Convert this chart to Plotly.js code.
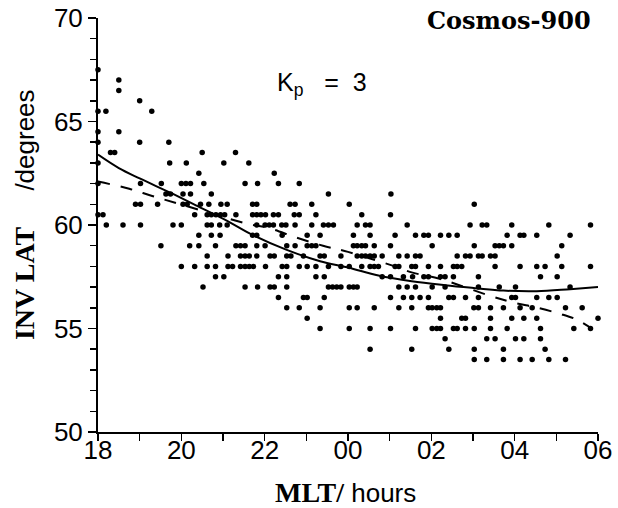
<!DOCTYPE html>
<html>
<head>
<meta charset="utf-8">
<script src="https://cdn.plot.ly/plotly-3.0.1.min.js"></script>
<style>html,body{margin:0;padding:0;background:#fff;}#chart{width:618px;height:508px;}</style>
</head>
<body>
<div id="chart"></div>
<script>
// Rows of observed points: invariant latitude (degrees) and the MLT hours (18..30 = 18..06) of the dots in that row
const rowLat = [67.5, 67, 66.5, 66, 65.5, 64.5, 64, 63.5, 63, 62.5, 62, 61.5, 61, 60.5, 60, 59.5, 59, 58.5, 58, 57.5, 57, 56.5, 56, 55.5, 55, 54.5, 54, 53.5];
const rowMLT = [
  [18.0],
  [18.5],
  [18.5],
  [19.0],
  [18.0, 18.19, 19.29],
  [18.0, 18.5],
  [18.0, 19.0, 19.7],
  [18.3, 18.4, 20.5, 21.3],
  [18.0, 19.72, 20.12, 21.02, 21.62],
  [20.42, 22.23],
  [18.0, 19.02, 19.52, 20.0, 20.11, 20.22, 20.54, 21.53, 21.83, 22.33, 22.83],
  [19.63, 19.74, 20.04, 20.22, 20.72, 23.53, 25.03],
  [18.9, 19.02, 19.43, 20.04, 20.14, 20.46, 20.66, 20.95, 21.1, 21.71, 21.81, 22.61, 22.73, 23.13, 24.03, 27.03],
  [18.0, 18.12, 20.32, 20.62, 20.72, 20.83, 20.94, 21.04, 21.31, 21.71, 21.81, 21.91, 22.02, 22.21, 22.33, 22.71, 22.83, 23.23, 24.33, 25.02],
  [18.2, 18.6, 19.02, 19.8, 20.0, 20.62, 20.72, 20.92, 21.1, 21.81, 22.01, 22.11, 22.21, 22.41, 22.51, 22.73, 23.13, 23.41, 23.53, 23.65, 24.22, 24.42, 24.53, 25.42, 26.93, 27.22, 27.33, 27.93, 28.82, 29.82],
  [20.42, 20.72, 20.93, 21.71, 21.81, 22.42, 23.02, 23.33, 24.13, 24.53, 25.13, 25.62, 25.82, 25.93, 26.22, 26.42, 26.62, 27.82, 28.13, 28.22, 28.53, 29.33],
  [19.51, 20.2, 20.42, 20.82, 21.31, 21.42, 21.53, 21.81, 22.01, 22.53, 22.73, 23.02, 23.13, 23.23, 24.13, 24.22, 24.33, 24.42, 24.63, 25.02, 26.02, 27.03, 27.53, 27.63, 27.73, 27.93, 29.13],
  [20.62, 21.12, 21.42, 21.53, 21.63, 21.81, 22.13, 22.23, 22.53, 22.63, 22.93, 23.33, 23.43, 23.83, 24.22, 24.33, 24.42, 24.53, 24.63, 24.82, 25.22, 25.42, 25.62, 25.73, 26.62, 26.82, 26.93, 27.13, 27.22, 27.42, 27.53, 29.02],
  [20.0, 20.32, 20.62, 20.82, 21.12, 21.23, 21.42, 21.53, 21.63, 21.73, 22.02, 22.42, 22.53, 22.83, 23.02, 23.23, 23.53, 23.83, 24.03, 24.33, 24.53, 24.63, 24.73, 25.13, 25.22, 25.53, 25.62, 25.93, 26.22, 26.53, 26.62, 26.73, 27.53, 28.13, 28.53, 28.73, 29.13, 29.82],
  [20.82, 21.02, 22.33, 22.53, 23.23, 23.43, 24.82, 25.02, 25.33, 25.55, 25.82, 25.93, 26.22, 26.33, 26.53, 27.13, 28.62, 29.02],
  [20.52, 21.53, 21.83, 22.13, 22.23, 22.53, 23.53, 23.63, 23.73, 23.83, 24.03, 24.13, 24.22, 25.22, 25.42, 25.62, 26.02, 26.33, 27.13, 27.63, 28.02, 29.33],
  [22.33, 22.93, 23.02, 23.43, 25.02, 25.33, 25.53, 25.73, 25.93, 26.42, 26.53, 26.82, 27.13, 27.93, 28.02, 28.53, 28.82, 29.02],
  [22.53, 22.83, 23.33, 24.03, 24.22, 24.63, 25.22, 25.53, 25.93, 26.02, 26.13, 26.22, 27.02, 27.13, 27.42, 27.73, 28.13, 28.42, 29.22, 29.62],
  [23.02, 26.22, 26.73, 26.82, 27.42, 27.93, 28.22, 28.53, 30.0],
  [23.33, 24.03, 24.53, 25.02, 25.62, 26.02, 26.13, 26.22, 26.53, 26.62, 26.82, 27.03, 27.42, 27.82, 28.62, 29.42, 29.82],
  [26.33, 27.33, 27.53, 28.02, 28.22, 28.62],
  [24.53, 25.53, 26.42, 27.03, 27.73, 28.73],
  [27.03, 27.33, 27.73, 28.13, 28.42, 28.82, 29.22]
];

// Fitted curves
const solidMLT = [18.0, 18.5, 19.0, 19.8, 20.35, 21.1, 21.73, 22.53, 23.33, 24.0, 24.73, 25.53, 26.33, 27.05, 27.73, 28.53, 29.33, 30.0];
const solidLat = [63.4, 62.75, 62.25, 61.5, 60.95, 60.2, 59.5, 58.8, 58.25, 57.95, 57.56, 57.28, 57.09, 56.95, 56.83, 56.8, 56.9, 57.0];
const dashMLT = [18.0, 18.75, 19.3, 19.9, 21.6, 22.1, 22.75, 23.4, 24.0, 25.05, 25.55, 26.2, 27.35, 27.95, 28.55, 29.1, 29.5, 29.85];
const dashLat = [62.1, 61.75, 61.4, 61.05, 60.05, 59.85, 59.4, 59.0, 58.7, 58.05, 57.7, 57.4, 56.62, 56.26, 56.0, 55.7, 55.42, 55.0];

// Axis tick labels
const xTickVals = [18, 20, 22, 24, 26, 28, 30];
const xTickText = ['18', '20', '22', '00', '02', '04', '06'];

const ptsX = [], ptsY = [];
rowLat.forEach((lat, i) => rowMLT[i].forEach(h => { ptsX.push(h); ptsY.push(lat); }));

const SANS = 'Liberation Sans, Arial, sans-serif';
const SERIF_SPAN = 'font-family:Liberation Serif;font-weight:bold;font-size:28px';

const traces = [
  {x: ptsX, y: ptsY, type: 'scatter', mode: 'markers', cliponaxis: false,
   marker: {color: '#000', size: 5.5}, hoverinfo: 'skip'},
  {x: solidMLT, y: solidLat, type: 'scatter', mode: 'lines', xaxis: 'x2',
   line: {color: '#000', width: 2, shape: 'spline', smoothing: 1}},
  {x: dashMLT, y: dashLat, type: 'scatter', mode: 'lines',
   line: {color: '#000', width: 2, dash: '12px,11px', shape: 'spline', smoothing: 1}}
];

const layout = {
  width: 618, height: 508,
  margin: {l: 98, r: 20, t: 18, b: 76},
  paper_bgcolor: '#fff', plot_bgcolor: '#fff',
  showlegend: false,
  font: {family: SANS, color: '#000'},
  // axis carrying the tick marks
  xaxis: {
    range: [18, 30], tickmode: 'array', tickvals: xTickVals, showticklabels: false,
    showgrid: false, zeroline: false, showline: true, linecolor: '#000', linewidth: 2,
    ticks: 'outside', ticklen: 7, tickwidth: 1.5, tickcolor: '#000',
    minor: {tickmode: 'linear', tick0: 18, dtick: 1, ticks: 'outside', ticklen: 7, tickwidth: 1.5, tickcolor: '#000'}
  },
  // overlaid axis carrying the tick labels (closer to the axis line)
  xaxis2: {
    overlaying: 'x', anchor: 'y', side: 'bottom', range: [18, 30],
    tickmode: 'array', tickvals: xTickVals, ticktext: xTickText,
    showgrid: false, zeroline: false, showline: false, ticks: '',
    tickfont: {family: SANS, size: 26, color: '#000'}
  },
  yaxis: {
    range: [50, 70], tickmode: 'linear', tick0: 50, dtick: 5,
    showgrid: false, zeroline: false, showline: true, linecolor: '#000', linewidth: 2,
    ticks: 'outside', ticklen: 8, tickwidth: 1.5, tickcolor: '#000',
    tickfont: {family: SANS, size: 26, color: '#000'},
    minor: {dtick: 1, ticks: 'outside', ticklen: 6, tickwidth: 1.5, tickcolor: '#000'}
  },
  annotations: [
    {xref: 'paper', yref: 'paper', x: 0.99, y: 0.993, xanchor: 'right', yanchor: 'middle',
     text: '<b>Cosmos-900</b>', showarrow: false,
     font: {family: 'DejaVu Serif, serif', size: 24, color: '#000'}},
    {xref: 'paper', yref: 'paper', x: 0.354, y: 0.841, xanchor: 'left', yanchor: 'middle',
     text: 'K<sub>p</sub>   =  3', showarrow: false,
     font: {family: SANS, size: 25, color: '#000'}},
    {xref: 'paper', yref: 'paper', x: 0.494, y: -0.147, xanchor: 'center', yanchor: 'middle',
     text: '<span style="' + SERIF_SPAN + '">MLT/</span> hours', showarrow: false,
     font: {family: SANS, size: 26, color: '#000'}},
    {xref: 'paper', yref: 'paper', x: -0.148, y: 0.524, xanchor: 'center', yanchor: 'middle', textangle: -90,
     text: '<span style="' + SERIF_SPAN + '">INV LAT</span>     /degrees', showarrow: false,
     font: {family: SANS, size: 26, color: '#000'}}
  ]
};

Plotly.newPlot('chart', traces, layout, {staticPlot: true, displayModeBar: false});
</script>
</body>
</html>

####

• [EXERCISE DIRECTIONS]: Scan the material above for the string "chart" and return the lines that hold it.

• [OUTPUT OF THE TASK]:
Convert this chart to Plotly.js code.
<style>html,body{margin:0;padding:0;background:#fff;}#chart{width:618px;height:508px;}</style>
<div id="chart"></div>
Plotly.newPlot('chart', traces, layout, {staticPlot: true, displayModeBar: false});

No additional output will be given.